The ‘Rath Yatra’ or chariot procession is the only frenzied activity that transpires here when the gods who reside in the Jagannath Temple are ceremoniously transported to a garden retreat and the town is flooded by vast multitudes of people who travel to Puri seeking salvation.

Puri better known as Jagannath Puri is home to the Lord of the World, Lord Jagannath. So a trip without visiting the famed Jagannath Temple would be considered a waste.

Historically Speaking

The earliest history of Puri has it that it was once a thickly wooded hillock inhabited by the Sabaras, a Pre-Aryan and Pre-Dravidian tribes of the Austro-Asiatic linguistic family. The sacred Buddhist site called Dantapura (town of the tooth) may also have been here, as legend has it that Buddha’s tooth was kept here before being spirited off to Sri Lanka.

Till the seventh and eighth centuries, the city was a provincial outpost along the coastal trade route linking eastern India with Southeast Asia. Shankaracharya, the Hindu reformer, declared Puri as one of his four mathas (centres for the practice of a new ascetic form of Hinduism). Learned and holy men came here to debate the new philosophies from across the whole subcontinent, a tradition that is still carried on to this day.
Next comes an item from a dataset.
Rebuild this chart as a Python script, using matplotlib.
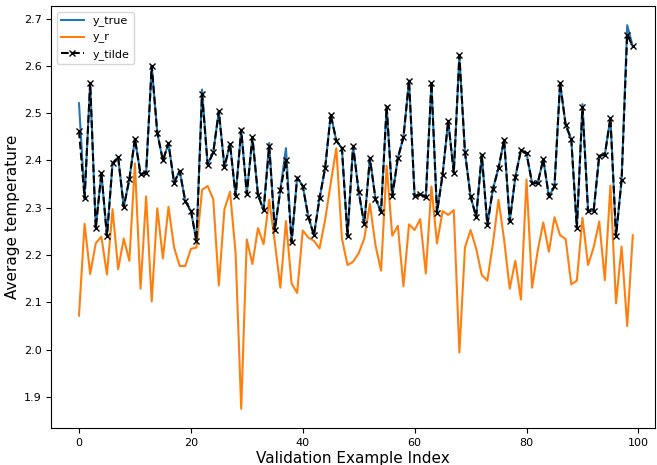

The kings of the Ganga dynasty consolidated the religious and political importance of Puri in the beginning of the 12th century. In 1135, Anantavarman Chodaganga founded the great temple in Puri, and dedicated it to Purushottama, one of the thousand names of Vishnu, the Preserver in the Hindu Trinity. The Gajapati rulers changed

the town’s name to Jagannath in the fifteenth century. Puri remained a temple town, a holy place till the British realised its potential as a seaside resort. Since then, Puri has developed into a pilgrimage cum holiday destination with the Rath Yatra, the annual festival at the Jagannath Temple still the main draw.